%%

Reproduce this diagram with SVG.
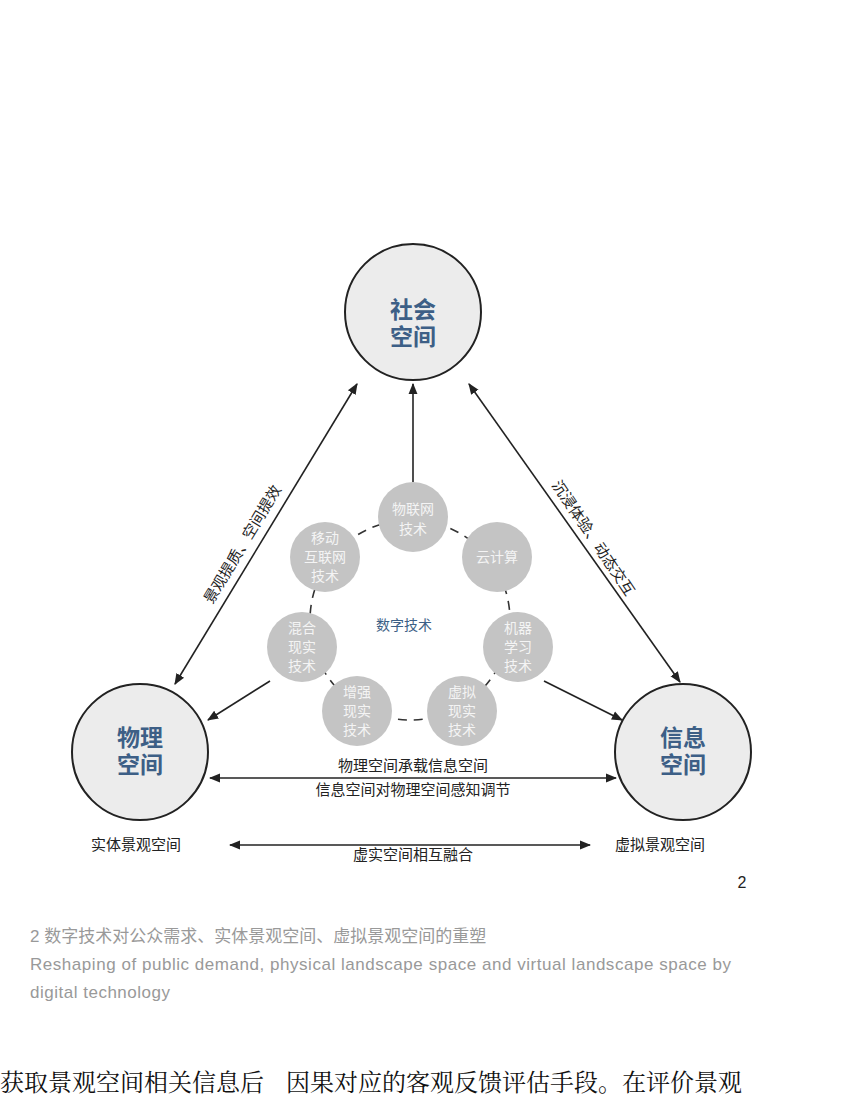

%%
%%

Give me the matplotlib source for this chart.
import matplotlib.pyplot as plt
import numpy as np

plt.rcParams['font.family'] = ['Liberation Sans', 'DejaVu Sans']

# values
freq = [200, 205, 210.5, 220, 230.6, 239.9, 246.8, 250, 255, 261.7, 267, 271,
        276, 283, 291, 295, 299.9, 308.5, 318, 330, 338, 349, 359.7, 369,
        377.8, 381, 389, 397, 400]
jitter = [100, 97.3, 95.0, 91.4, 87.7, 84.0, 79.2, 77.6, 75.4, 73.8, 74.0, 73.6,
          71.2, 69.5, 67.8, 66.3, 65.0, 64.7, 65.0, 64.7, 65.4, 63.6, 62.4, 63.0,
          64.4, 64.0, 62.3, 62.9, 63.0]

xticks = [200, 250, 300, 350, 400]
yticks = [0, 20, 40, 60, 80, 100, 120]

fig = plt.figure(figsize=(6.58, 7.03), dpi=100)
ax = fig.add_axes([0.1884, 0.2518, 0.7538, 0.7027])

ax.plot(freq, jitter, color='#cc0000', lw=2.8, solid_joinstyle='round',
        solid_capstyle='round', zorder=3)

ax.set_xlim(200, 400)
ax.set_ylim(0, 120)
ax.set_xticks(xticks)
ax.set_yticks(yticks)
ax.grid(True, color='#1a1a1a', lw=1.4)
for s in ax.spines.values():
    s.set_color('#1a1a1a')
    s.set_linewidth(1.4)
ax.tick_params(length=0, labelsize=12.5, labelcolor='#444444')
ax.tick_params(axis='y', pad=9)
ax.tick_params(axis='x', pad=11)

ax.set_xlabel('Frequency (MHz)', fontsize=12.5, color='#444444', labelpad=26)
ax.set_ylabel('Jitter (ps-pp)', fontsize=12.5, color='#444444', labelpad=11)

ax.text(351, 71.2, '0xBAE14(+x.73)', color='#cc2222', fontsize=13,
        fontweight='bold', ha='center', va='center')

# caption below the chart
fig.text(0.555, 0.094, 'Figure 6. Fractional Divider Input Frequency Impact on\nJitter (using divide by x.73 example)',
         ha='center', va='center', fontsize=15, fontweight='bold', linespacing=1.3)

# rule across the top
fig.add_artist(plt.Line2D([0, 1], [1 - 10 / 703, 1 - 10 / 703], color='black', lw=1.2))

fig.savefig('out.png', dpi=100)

%%

▸ **REQUIREMENTS**:
The lines to return run from the one containing "Give me the matplotlib source for this chart." down to the one containing "fig.savefig('out.png', dpi=100)"; give them exactly, both included, and no others.

▸ **REPLY**:
Give me the matplotlib source for this chart.
import matplotlib.pyplot as plt
import numpy as np

plt.rcParams['font.family'] = ['Liberation Sans', 'DejaVu Sans']

# values
freq = [200, 205, 210.5, 220, 230.6, 239.9, 246.8, 250, 255, 261.7, 267, 271,
        276, 283, 291, 295, 299.9, 308.5, 318, 330, 338, 349, 359.7, 369,
        377.8, 381, 389, 397, 400]
jitter = [100, 97.3, 95.0, 91.4, 87.7, 84.0, 79.2, 77.6, 75.4, 73.8, 74.0, 73.6,
          71.2, 69.5, 67.8, 66.3, 65.0, 64.7, 65.0, 64.7, 65.4, 63.6, 62.4, 63.0,
          64.4, 64.0, 62.3, 62.9, 63.0]

xticks = [200, 250, 300, 350, 400]
yticks = [0, 20, 40, 60, 80, 100, 120]

fig = plt.figure(figsize=(6.58, 7.03), dpi=100)
ax = fig.add_axes([0.1884, 0.2518, 0.7538, 0.7027])

ax.plot(freq, jitter, color='#cc0000', lw=2.8, solid_joinstyle='round',
        solid_capstyle='round', zorder=3)

ax.set_xlim(200, 400)
ax.set_ylim(0, 120)
ax.set_xticks(xticks)
ax.set_yticks(yticks)
ax.grid(True, color='#1a1a1a', lw=1.4)
for s in ax.spines.values():
    s.set_color('#1a1a1a')
    s.set_linewidth(1.4)
ax.tick_params(length=0, labelsize=12.5, labelcolor='#444444')
ax.tick_params(axis='y', pad=9)
ax.tick_params(axis='x', pad=11)

ax.set_xlabel('Frequency (MHz)', fontsize=12.5, color='#444444', labelpad=26)
ax.set_ylabel('Jitter (ps-pp)', fontsize=12.5, color='#444444', labelpad=11)

ax.text(351, 71.2, '0xBAE14(+x.73)', color='#cc2222', fontsize=13,
        fontweight='bold', ha='center', va='center')

# caption below the chart
fig.text(0.555, 0.094, 'Figure 6. Fractional Divider Input Frequency Impact on\nJitter (using divide by x.73 example)',
         ha='center', va='center', fontsize=15, fontweight='bold', linespacing=1.3)

# rule across the top
fig.add_artist(plt.Line2D([0, 1], [1 - 10 / 703, 1 - 10 / 703], color='black', lw=1.2))

fig.savefig('out.png', dpi=100)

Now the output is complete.